Big data is a big topic lately. But for all the talk, there’s very little action. In truth, big data can be a difficult topic to wrap your head around. Discussions either take the 20,000-foot perspective of how great it will be with few specifics, or take the down-in-the-weeds view about the merits of Hadoop vs. Hive. There’s very little conversation in between.
But now there is.
Data Divination: Big Data Strategies, by Pam Baker and Bob Gourley, provides the important middle ground that explains just what big data is and what you can do with it. The book gets specific, devoting chapters to particular industries, but doesn’t get too granular on any particular tools, meaning the information will not be irrelevant in six months.
Big data continues to rank on trends lists, even though its promise generally hasn’t been fulfilled. Consequently, it is starting to slip down the Gartner Hype Cycle, going from the Peak of Inflated Expectations to the Trough of Disappointment, where it will probably languish in a year or two.

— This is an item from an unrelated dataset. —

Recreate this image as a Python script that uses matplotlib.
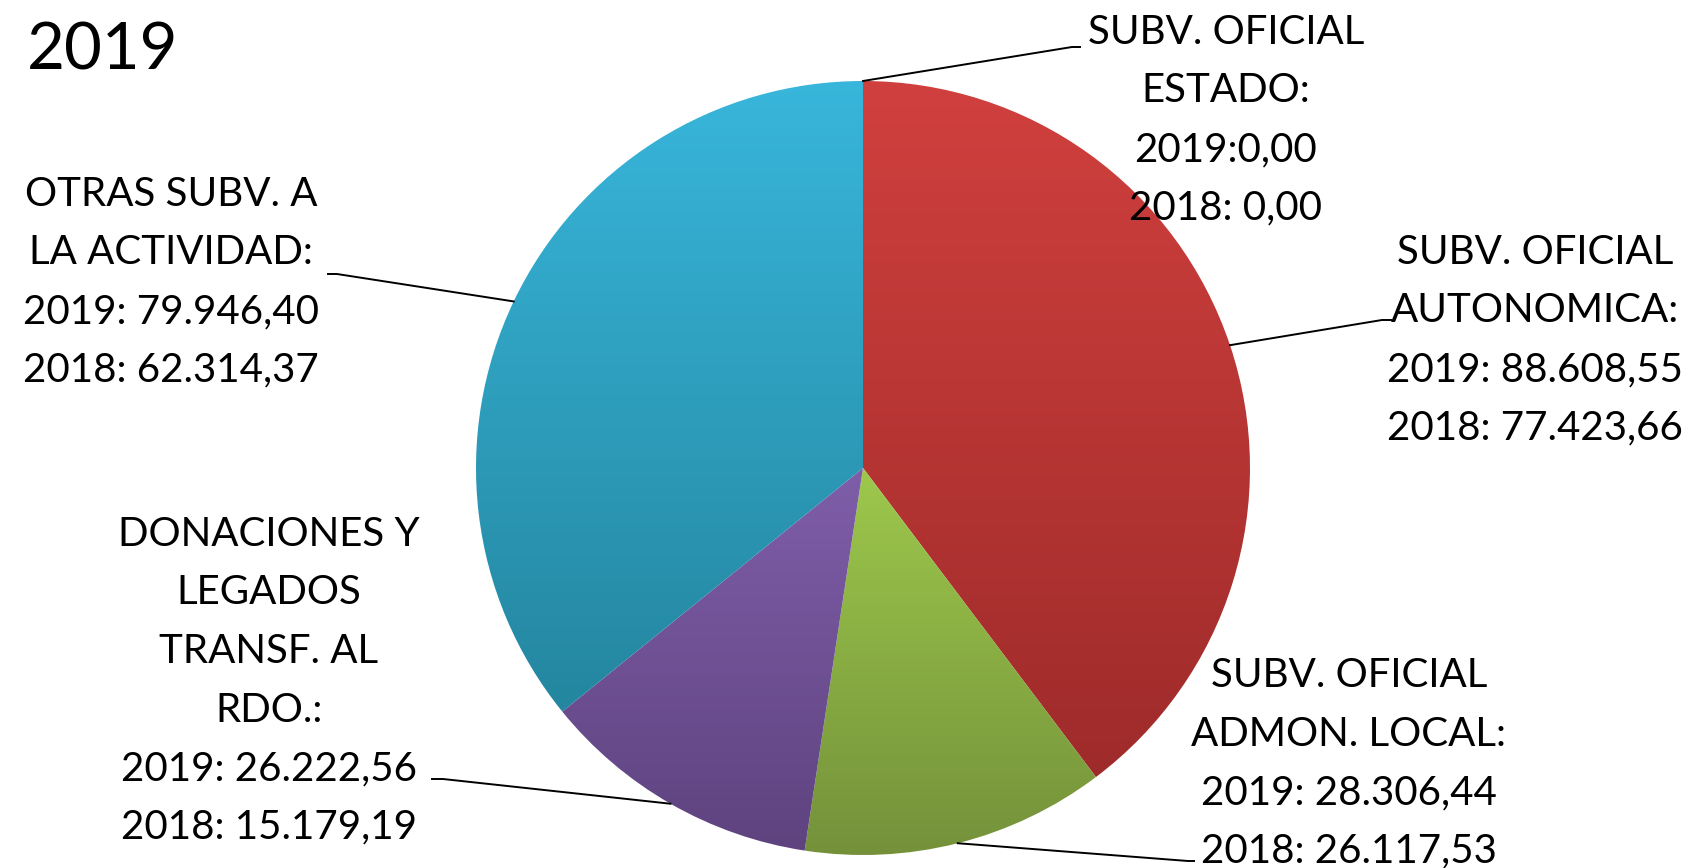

As numerous reports have demonstrated, companies enamored with the notion of “big data” continue to collect data without any clear idea of how to do the analysis that might lead to insight. Perhaps the hope is that it will reach some critical mass and generate some sort of Lamarckian insight all by itself.
Unfortunately, it doesn’t usually work that way. Addressing a number of the major bugaboos associated with big data, Data Divination offers a lot of actionable information, including:
How to acquire a staff: We already know that it can be difficult to recruit big data experts; in fact Gartner predicts that only a third of big data IT jobs will be filled by 2015. So the book offers tips on picking out staff members—would-be data whisperers—who might be good at big data even if they aren’t fully trained.
How to explain it to executives: Most executives fall into camps on opposite ends of the spectrum. Either they see big data as a crystal ball that will tell them everything, or they see it as just a really big spreadsheet. The book offers insights on how to approach executives in either camp.
How to create reasonable big-data goals: One of the obstacles is determining a reasonable problem for big data to solve. The book talks about how you can figure out questions you want to answer, then determine which data you have. It also explains how to get other (usually free!) data to help answer the questions. There are even ideas on being realistic about return on investment (ROI) expectations. You need to figure out ahead of time what you’re going to do with the big data insights and make sure you have a plan of action. Otherwise, the project is useless.
How to deal with privacy and security: Given the current conflict with European data laws and the issue of data sovereignty, this topic is a critically important moving target. The book reviews the history of security and privacy in the context of user data, and particularly how it could make your company liable (including some pretty hair-raising stories about potential big data applications).
The book concludes with a series of chapters on big data use cases in ten industries, including everything from intelligence, government, security, and healthcare to small business and farming. Farmers use big data? Who knew?
The last chapter offers a 20-page summary of the entire book—ostensibly for executives—but it’s a great way to scan for chapters that are most relevant to your business.
Most of all, Data Divination helps break the “analysis paralysis” logjam that has so many companies obsessively collecting data but fearing action because there’s no clear strategy. Chances are, by the time you finish reading this book, you’ll have some big data ideas—as well as a plan for how to get buy-in from management.